In a decentralized world, lacking governmental authority at regional and global levels, it seems regressive to endorse this return to a state of affairs where warfare is discretionary, and international law and respect for the authority of the United Nations are reduced to considerations of convenience and self-interest, and thus, as here, when inconvenient, a powerful state can use force with unconditional impunity in pursuit of its foreign policy goals.
There are also accompanying prudential questions about recourse to a military response in this instance where the intended target is the internationally recognized government of a sovereign state that is engaged in a protracted civil war.
Is this a further challenge to state-centric world order?
Will the attack magnify the conflict still further rather than deter Assad and make a political compromise more likely?
Will the antagonism of Russia and Iran make it more difficult to bring the conflict to an end by reliance on diplomacy?
There is no way to answer such questions beyond the observation that where, as here, international law opposes recourse to force, the risks of further escalation are considerable, and the rise of geopolitical tensions inevitable, the presumption should be strongly against a military response.

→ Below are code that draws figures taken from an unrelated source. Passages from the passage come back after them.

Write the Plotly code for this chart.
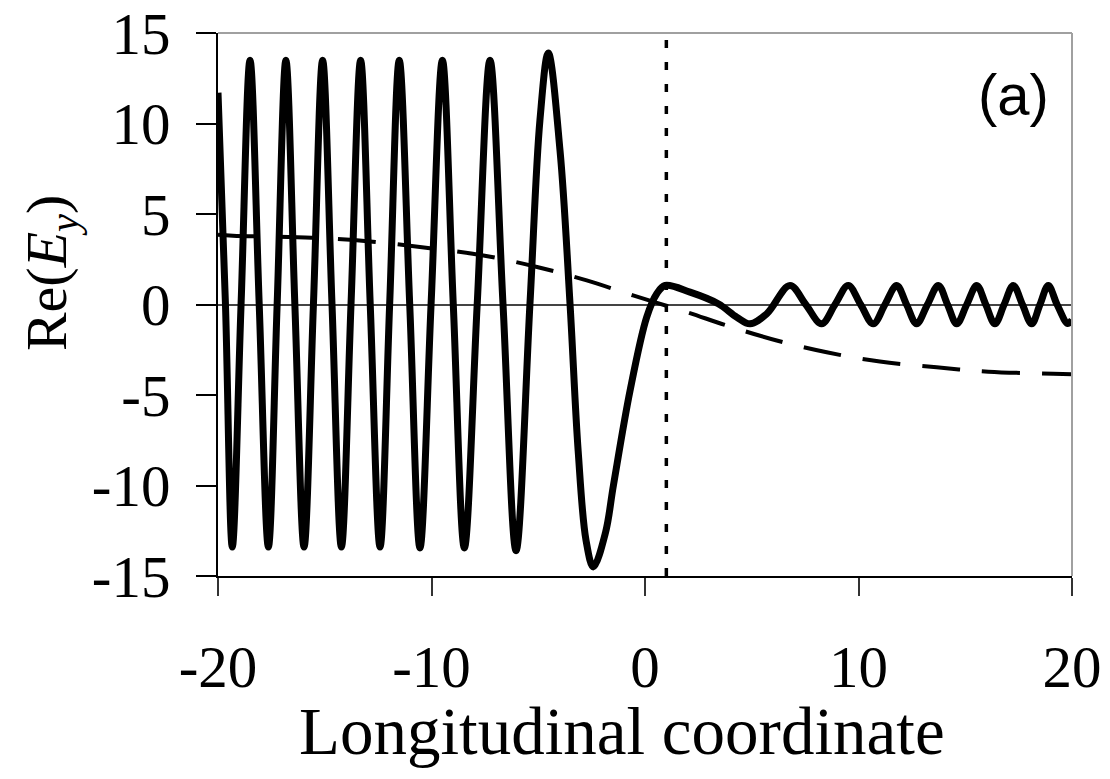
import plotly.graph_objects as go

# Solid curve: Re(E_y) key points
solid_x = [-20.0, -19.65, -19.33, -18.92, -18.50, -18.07, -17.64, -17.23, -16.82, -16.40,
           -15.97, -15.53, -15.10, -14.66, -14.22, -13.77, -13.32, -12.87, -12.41, -11.96,
           -11.51, -11.02, -10.54, -10.02, -9.49, -8.98, -8.46, -7.86, -7.26, -6.65,
           -6.04, -5.39, -4.92, -4.53, -3.98, -3.51, -3.13, -2.76, -2.42, -1.85,
           -1.48, -0.70, 0.08, 0.55, 0.94, 2.11, 3.43, 4.30, 4.92, 5.70,
           6.79, 7.53, 8.27, 8.90, 9.52, 10.10, 10.69, 11.24, 11.79, 12.25,
           12.72, 13.23, 13.74, 14.17, 14.60, 15.07, 15.54, 15.96, 16.39, 16.82,
           17.25, 17.68, 18.11, 18.50, 18.89, 19.30, 19.80, 20.0]
solid_y = [11.7, 0.0, -13.4, 0.0, 13.5, 0.0, -13.4, 0.0, 13.5, 0.0,
           -13.4, 0.0, 13.5, 0.0, -13.4, 0.0, 13.5, 0.0, -13.4, 0.0,
           13.5, 0.0, -13.45, 0.0, 13.5, 0.0, -13.45, 0.0, 13.5, 0.0,
           -13.6, 0.0, 10.2, 13.9, 8.5, 0.0, -8.1, -13.05, -14.5, -12.6,
           -10.0, -4.76, -0.7, 0.59, 1.05, 0.68, 0.04, -0.7, -1.07, -0.52,
           1.05, 0.0, -1.07, 0.0, 1.05, 0.0, -1.07, 0.0, 1.05, 0.0,
           -1.07, 0.0, 1.05, 0.0, -1.07, 0.0, 1.05, 0.0, -1.07, 0.0,
           1.05, 0.0, -1.07, 0.0, 1.05, 0.0, -1.05, -0.85]

# Dashed curve
dash_x = [-20.0, -19.3, -15.61, -12.88, -10.07, -7.57, -5.01, -2.73, -0.56, 1.95,
          3.83, 6.17, 8.51, 11.0, 13.66, 16.08, 19.12, 20.0]
dash_y = [3.85, 3.8, 3.69, 3.48, 3.11, 2.71, 2.06, 1.33, 0.5, -0.42,
          -1.16, -1.99, -2.64, -3.15, -3.47, -3.71, -3.83, -3.86]

# Vertical dotted marker position
vline_x = 1.0

x_ticks = [-20, -10, 0, 10, 20]
y_ticks = [-15, -10, -5, 0, 5, 10, 15]

SERIF = "Liberation Serif, Times New Roman, serif"

fig = go.Figure()
fig.add_trace(go.Scatter(x=dash_x, y=dash_y, mode="lines",
                         line=dict(color="black", width=4, dash="38px,22px", shape="spline"),
                         showlegend=False))
fig.add_trace(go.Scatter(x=solid_x, y=solid_y, mode="lines",
                         line=dict(color="black", width=7, shape="spline", smoothing=1.0),
                         showlegend=False))

fig.add_shape(type="line", x0=vline_x, x1=vline_x, y0=-15, y1=15, xref="x", yref="y",
              line=dict(color="black", width=3.5, dash="8px,14px"))
# top and right gray borders
fig.add_shape(type="line", x0=0, x1=1, y0=1, y1=1, xref="paper", yref="paper",
              line=dict(color="#a0a0a0", width=2))
fig.add_shape(type="line", x0=1, x1=1, y0=0, y1=1, xref="paper", yref="paper",
              line=dict(color="#a0a0a0", width=2))

fig.add_annotation(text="Longitudinal coordinate", x=0.473, y=-0.285, xref="paper", yref="paper",
                   showarrow=False, xanchor="center", yanchor="middle",
                   font=dict(family=SERIF, size=67, color="black"))
fig.add_annotation(text="Re(<i>E</i><sub><i>y</i></sub>)", x=-0.196, y=0.559, xref="paper", yref="paper",
                   showarrow=False, xanchor="center", yanchor="middle", textangle=-90,
                   font=dict(family=SERIF, size=58, color="black"))
fig.add_annotation(text="(a)", x=0.931, y=0.886, xref="paper", yref="paper",
                   showarrow=False, xanchor="center", yanchor="middle",
                   font=dict(family="Liberation Sans, Arial, sans-serif", size=58, color="black"))

fig.update_xaxes(range=[-20, 20], tickvals=x_ticks, ticktext=[str(v) for v in x_ticks],
                 showgrid=False, zeroline=False, showline=True, linecolor="black", linewidth=1.5,
                 ticks="outside", ticklen=18, tickwidth=1.5, tickcolor="#333",
                 ticklabelstandoff=20, automargin=False, ticklabeloverflow="allow",
                 tickfont=dict(family=SERIF, size=59, color="black"))
fig.update_yaxes(range=[-15, 15], tickvals=y_ticks, ticktext=[str(v) for v in y_ticks],
                 showgrid=False, zeroline=True, zerolinecolor="#444", zerolinewidth=1.5,
                 showline=True, linecolor="black", linewidth=1.5,
                 ticks="outside", ticklen=20, tickwidth=1.5, tickcolor="black",
                 ticklabelstandoff=14, automargin=False, ticklabeloverflow="allow",
                 tickfont=dict(family=SERIF, size=59, color="black"))

# The page adds an 8px body margin, so the figure is sized to sit inside the window
fig.update_layout(width=1102, height=771, margin=dict(l=210, r=38, t=25, b=203, autoexpand=False),
                  plot_bgcolor="white", paper_bgcolor="white", showlegend=False)

fig.write_html("out.html")
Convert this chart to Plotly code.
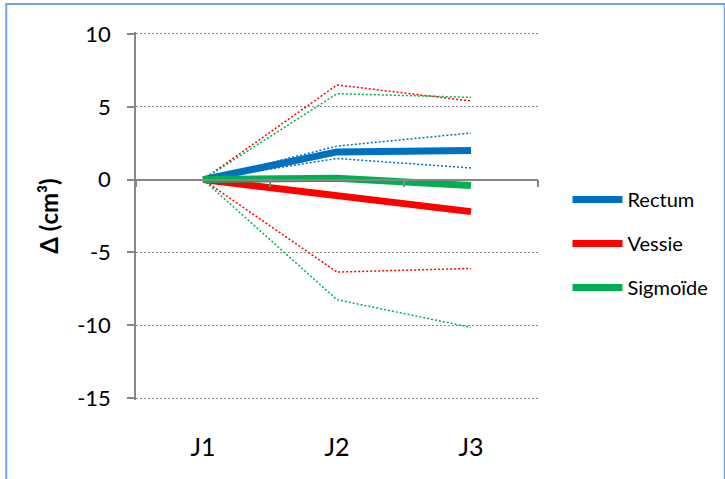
import plotly.graph_objects as go

# Données
categories = ['J1', 'J2', 'J3']

rectum = [0, 1.9, 2.0]
rectum_haut = [0, 2.3, 3.2]
rectum_bas = [0, 1.45, 0.8]

vessie = [0, -1.15, -2.2]
vessie_haut = [0, 6.5, 5.4]
vessie_bas = [0, -6.35, -6.1]

sigmoide = [0, 0.1, -0.4]
sigmoide_haut = [0, 5.9, 5.65]
sigmoide_bas = [0, -8.25, -10.15]

y_ticks = [10, 5, 0, -5, -10, -15]
y_labels = ['10', '5', '0', '-5', '-10', '-15']

COLORS = {
    'rectum': '#0070C0',
    'vessie': '#FF0000',
    'sigmoide': '#00B050',
    'axe': '#868686',
    'grille': '#8C8C8C',
    'bord': '#6FA4DC',
}
FONT = 'Lato, Carlito, Calibri, sans-serif'

# marges fixes (px) ; 2 px de marge dans la plage y pour garder les grilles extrêmes
W, H = 725, 479
ML, MR, MT, MB = 136, 180, 32, 79
PW, PH = W - ML - MR, H - MT - MB
Y_MIN, Y_MAX = -15.137, 10.137

fig = go.Figure()

# courbes pointillées (bornes)
for vals, col in [(rectum_haut, 'rectum'), (rectum_bas, 'rectum'),
                  (vessie_haut, 'vessie'), (vessie_bas, 'vessie'),
                  (sigmoide_haut, 'sigmoide'), (sigmoide_bas, 'sigmoide')]:
    fig.add_trace(go.Scatter(
        x=categories, y=vals, mode='lines', showlegend=False,
        line=dict(color=COLORS[col], width=1.5, dash='2px,2px'),
        hoverinfo='skip'
    ))

# courbes principales
for vals, nom, col in [(rectum, 'Rectum', 'rectum'),
                       (vessie, 'Vessie', 'vessie'),
                       (sigmoide, 'Sigmoïde', 'sigmoide')]:
    fig.add_trace(go.Scatter(
        x=categories, y=vals, mode='lines', name=nom, legendgroup=nom,
        line=dict(color=COLORS[col], width=7),
        hovertemplate='%{x}<br>' + nom + ': %{y:.2f} cm³<extra></extra>'
    ))

# trace vide pour l'axe des étiquettes
fig.add_trace(go.Scatter(x=categories, y=[None] * 3, xaxis='x2',
                         showlegend=False, hoverinfo='skip'))

# cadre du graphique (bords gauche et haut visibles)
fig.add_shape(type='rect', xref='paper', yref='paper',
              x0=(4 - ML) / PW, x1=(735 - ML) / PW,
              y0=(MT + PH - 490) / PH, y1=(MT + PH - 4) / PH,
              line=dict(color=COLORS['bord'], width=2), layer='below')

fig.update_layout(
    width=W, height=H,
    margin=dict(l=ML, r=MR, t=MT, b=MB),
    plot_bgcolor='white', paper_bgcolor='white',
    font=dict(family=FONT, color='black'),
    xaxis=dict(
        type='category', range=[-0.5, 2.5],
        anchor='free', position=(0 - Y_MIN) / (Y_MAX - Y_MIN),
        showline=True, linecolor=COLORS['axe'], linewidth=1.5,
        ticks='outside', tickson='boundaries', ticklen=7,
        tickcolor=COLORS['axe'], tickwidth=1.5,
        showticklabels=False, showgrid=False, zeroline=False,
    ),
    xaxis2=dict(
        type='category', range=[-0.5, 2.5], overlaying='x', matches='x',
        anchor='y', side='bottom',
        showline=False, ticks='', showgrid=False, zeroline=False,
        tickfont=dict(size=25, family=FONT), ticklabelstandoff=30,
    ),
    yaxis=dict(
        range=[Y_MIN, Y_MAX], tickvals=y_ticks, ticktext=y_labels,
        showline=True, linecolor=COLORS['axe'], linewidth=1.5,
        ticks='outside', ticklen=7, tickcolor=COLORS['axe'], tickwidth=1.5,
        showgrid=True, gridcolor=COLORS['grille'], gridwidth=1,
        griddash='2px,2px', zeroline=False,
        tickfont=dict(size=22, family=FONT), ticklabelstandoff=12,
        title=dict(text='<b>Δ (cm³)</b>', font=dict(size=24, family=FONT),
                   standoff=12),
    ),
    legend=dict(
        x=(575 - ML) / PW, xanchor='left',
        y=(MT + PH - 180) / PH, yanchor='top',
        font=dict(size=20, family=FONT), itemwidth=50,
        bgcolor='rgba(0,0,0,0)', tracegroupgap=15,
    ),
    showlegend=True,
)

# page sans marge : la figure occupe toute la fenêtre
fig.write_html('out.html', config={'displayModeBar': False},
               post_script="document.body.style.margin='0';")
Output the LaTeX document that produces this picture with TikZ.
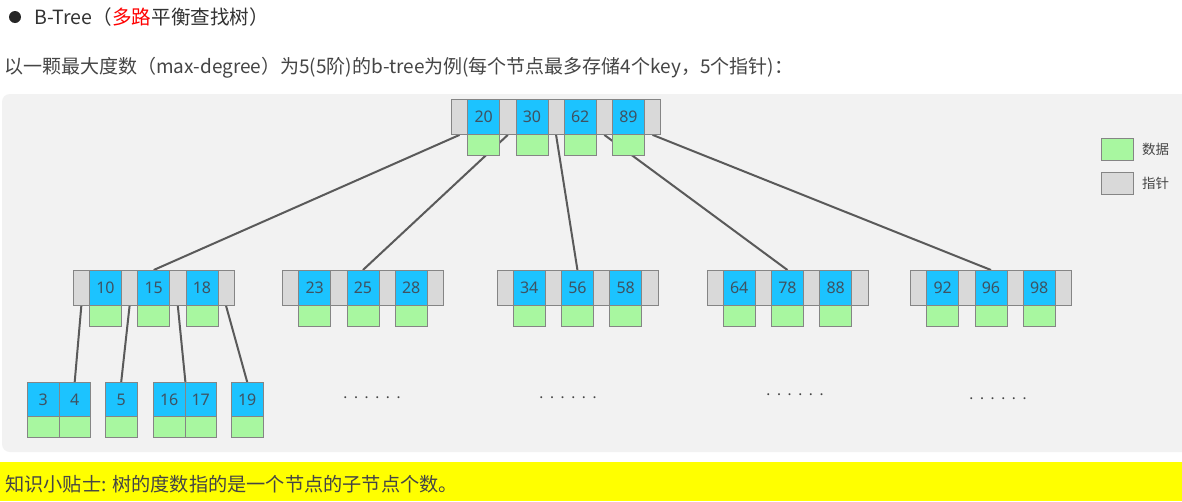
\documentclass[tikz,border=0pt]{standalone}
\usepackage{fontspec}
\setmainfont{Noto Sans CJK SC}
\newfontfamily\numfont{Noto Sans}

\definecolor{keyblue}{HTML}{1CC3FF}
\definecolor{datgreen}{HTML}{A8F7A0}
\definecolor{ptrgray}{HTML}{D9D9D9}
\definecolor{cellline}{HTML}{858585}
\definecolor{linkgray}{HTML}{5A5A5A}
\definecolor{panelbg}{HTML}{F2F2F2}
\definecolor{tipyellow}{HTML}{FFFF00}
\definecolor{textgray}{HTML}{454545}
\definecolor{titlegray}{HTML}{333333}
\definecolor{numcol}{HTML}{3E5262}

\pgfdeclarelayer{panel}
\pgfdeclarelayer{links}
\pgfsetlayers{panel,links,main}

\tikzset{
  cell/.style={draw=cellline, line width=0.9pt, inner sep=0pt, anchor=north west},
  ptr/.style={cell, fill=ptrgray, minimum width=16.25pt, minimum height=35pt},
  key/.style={cell, fill=keyblue, minimum width=32pt, minimum height=35pt,
    font=\numfont\fontsize{16}{16}\selectfont, text=numcol},
  dat/.style={cell, fill=datgreen, minimum width=32pt, minimum height=20.5pt},
  leafkey/.style={key, minimum width=31.5pt, minimum height=34pt},
  leafdat/.style={dat, minimum width=31.5pt, minimum height=21pt},
  link/.style={draw=linkgray, line width=2pt},
  label/.style={anchor=west, inner sep=0pt, text=textgray},
  dots/.style={inner sep=0pt, text=textgray, font=\numfont\fontsize{15}{15}\selectfont},
}

% inner node: name, left x, top y, keys, number of keys
\newcommand\treenode[5]{%
  \foreach \k [count=\i from 0] in {#4}{%
    \node[ptr] (#1-p\i) at ({#2+48.25*\i},#3) {};
    \node[key] (#1-k\i) at ({#2+48.25*\i+16.25},#3) {\k};
    \node[dat] (#1-d\i) at ({#2+48.25*\i+16.25},{#3+35}) {};
  }%
  \node[ptr] (#1-p#5) at ({#2+48.25*#5},#3) {};
}
% leaf node: name, left x, top y, keys
\newcommand\leafnode[4]{%
  \foreach \k [count=\i from 0] in {#4}{%
    \node[leafkey] (#1-k\i) at ({#2+31.5*\i},#3) {\k};
    \node[leafdat] (#1-d\i) at ({#2+31.5*\i},{#3+34}) {};
  }%
}
\newcommand\sixdots{.\hskip6.6pt.\hskip6.6pt.\hskip6.6pt.\hskip6.6pt.\hskip6.6pt.}

\begin{document}
\begin{tikzpicture}[x=1pt, y=-1pt]
\useasboundingbox (0,0) rectangle (1182,501);

\begin{pgfonlayer}{panel}
  \fill[white] (0,0) rectangle (1182,501);
  \begin{scope}
    \clip (0,0) rectangle (1182,501);
    \fill[panelbg, rounded corners=8pt] (2,94) rectangle (1200,452);
  \end{scope}
\end{pgfonlayer}

% heading
\node[circle, fill=black!85, minimum size=12pt, inner sep=0pt] (bullet) at (15,17) {};
\node[label, text=titlegray, font=\fontsize{19.6}{24}\selectfont] (title) at (34,17)
  {B-Tree（\textcolor{red}{多路}平衡查找树）};
\node[label, font=\fontsize{19}{22}\selectfont] (intro) at (4,68)
  {以一颗最大度数（max-degree）为5(5阶)的b-tree为例(每个节点最多存储4个key，5个指针)：};

% tree
\treenode{root}{451}{99}{20,30,62,89}{4}
\treenode{nA}{72.75}{270}{10,15,18}{3}
\treenode{nB}{282}{270}{23,25,28}{3}
\treenode{nC}{496.5}{270}{34,56,58}{3}
\treenode{nD}{706.5}{270}{64,78,88}{3}
\treenode{nE}{910}{270}{92,96,98}{3}

\leafnode{lA}{27}{382}{3,4}
\leafnode{lB}{105}{382}{5}
\leafnode{lC}{153}{382}{16,17}
\leafnode{lD}{231}{382}{19}

\node[dots] (dotsB) at (372,398) {\sixdots};
\node[dots] (dotsC) at (568,398) {\sixdots};
\node[dots] (dotsD) at (795,395) {\sixdots};
\node[dots] (dotsE) at (998,399) {\sixdots};

\begin{pgfonlayer}{links}
  \draw[link] (root-p0.south) -- (nA-k1.north);
  \draw[link] (root-p1.south) -- (nB-k1.north);
  \draw[link] (root-p2.south) -- (nC-k1.north);
  \draw[link] (root-p3.south) -- (nD-k1.north);
  \draw[link] (root-p4.south) -- (nE-k1.north);
  \draw[link] (nA-p0.south) -- (lA-k1.north);
  \draw[link] (nA-p1.south) -- (lB-k0.north);
  \draw[link] (nA-p2.south) -- (lC-k0.north east);
  \draw[link] (nA-p3.south) -- (lD-k0.north);
\end{pgfonlayer}

% legend
\node[dat, minimum height=22pt] (legdat) at (1101,138) {};
\node[label, font=\fontsize{13.5}{16}\selectfont] (legdattext) at (1142,149) {数据};
\node[ptr, minimum width=32pt, minimum height=22pt] (legptr) at (1101,172) {};
\node[label, font=\fontsize{13.5}{16}\selectfont] (legptrtext) at (1142,183) {指针};

% tip bar
\node[fill=tipyellow, anchor=north west, inner sep=0pt, minimum width=1182pt,
  minimum height=39pt] (tipbar) at (0,462) {};
\node[label, font=\fontsize{19.2}{22}\selectfont] (tip) at (5,484)
  {知识小贴士: 树的度数指的是一个节点的子节点个数。};
\end{tikzpicture}
\end{document}
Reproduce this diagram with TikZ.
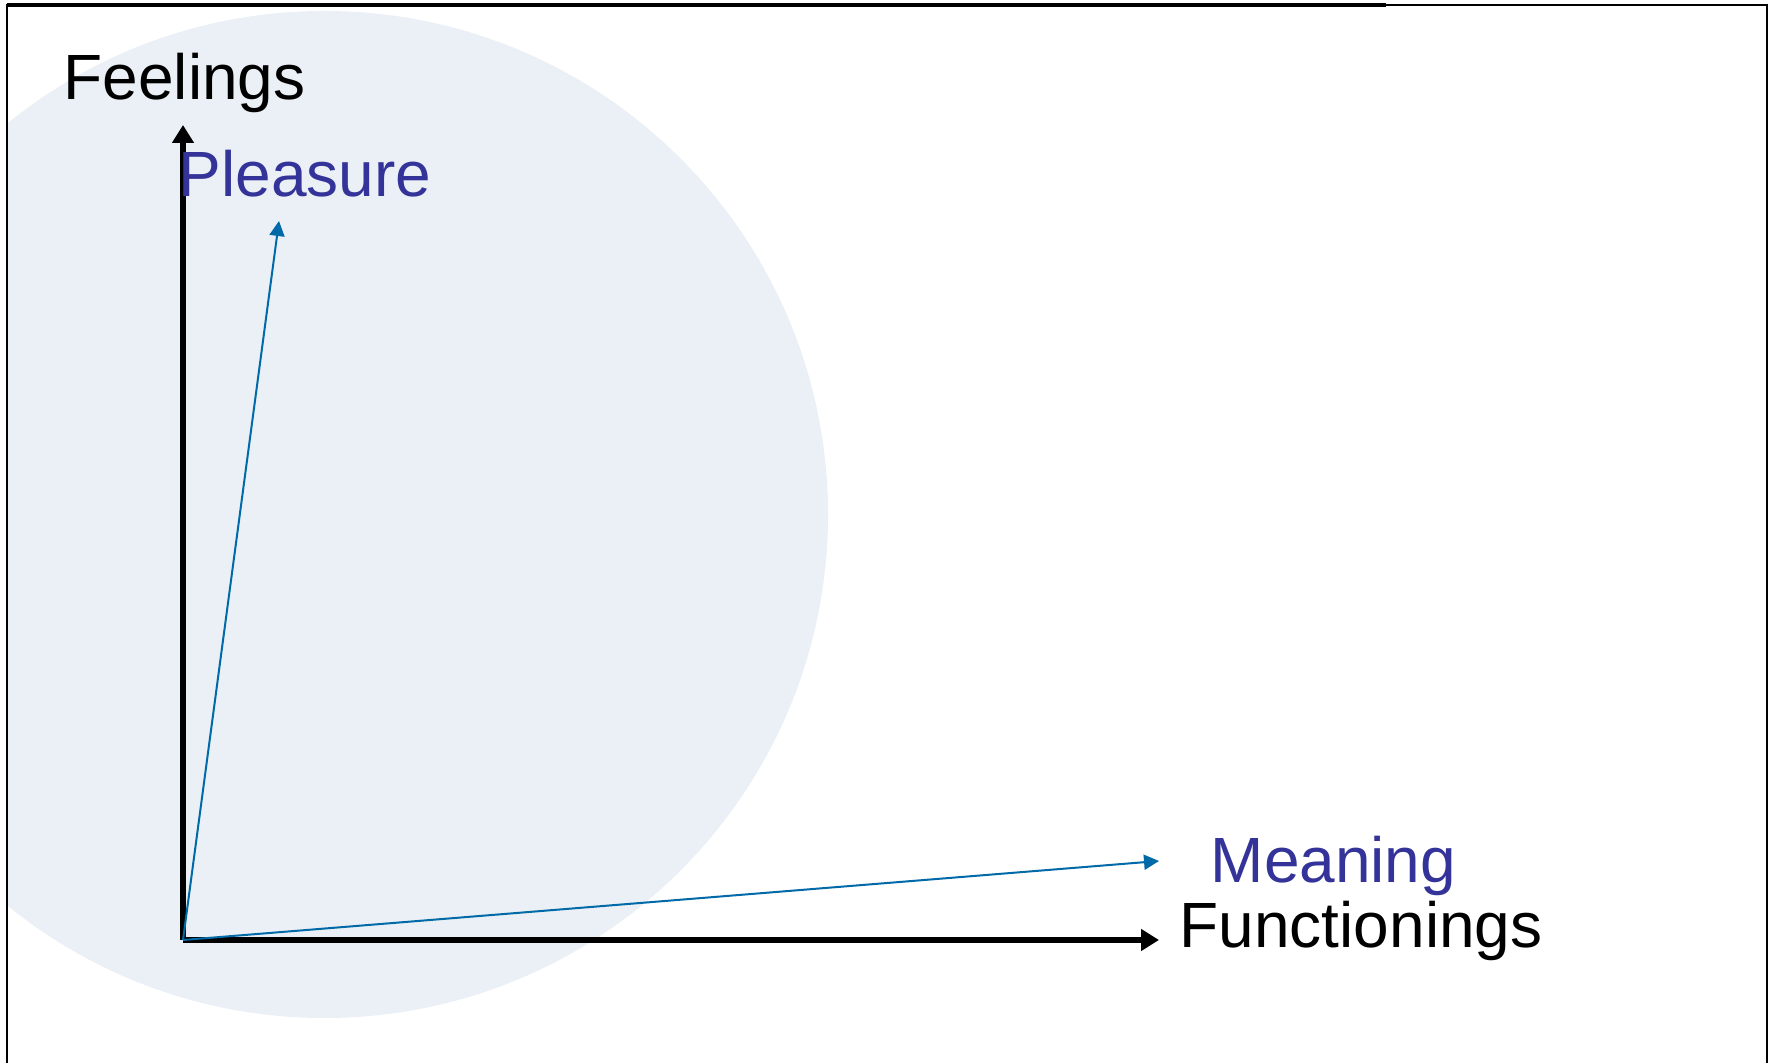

Then there are domestic questions about whether it is okay for an American president to resort to an international use of force without some sort of Congressional debate and authorization (short of a Declaration of War).
Again Trump has plenty of precedents for acting without a specific Congressional authorization from the presidencies of Ronald Reagan, Bill Clinton, and George W. Bush. Executive warmaking authority was definitely increased after the 9/11 attacks, and given a limited, although broad, legislative imprimatur in the Authorization for the Use of Military Force (AUMF) statute of 2001.
AUMF is limited to those forces responsible for the 9/11 attacks and ‘associated forces,’ which the Obama presidency interpreted to extend to Al Qaeda wherever located, and without any time horizon. It seems beyond doubt that constitutionalism in the war/peace context has been severely weakened over the course of the last 70 years, and this latest episode just continues the trend.
It would seem that where there is no necessity to act instantly and where there is no formal UN authorization, the underlying republican commitment to checks and balances to avoid abuses of power, should have led Trump to seek authorization from Congress, and in light of his failure to do so, a critical reaction from Congress.
There are two clusters of serious questions raised:
Is this a new turn toward belligerent internationalism by the Trump presidency that will shape the near future of American foreign policy in the Middle East, and possibly elsewhere?
Does the reversion to unilateralism with respect to international uses of force heighten the risks of geopolitical escalation and large-scale warfare, including possibly the threat or use of nuclear weapons?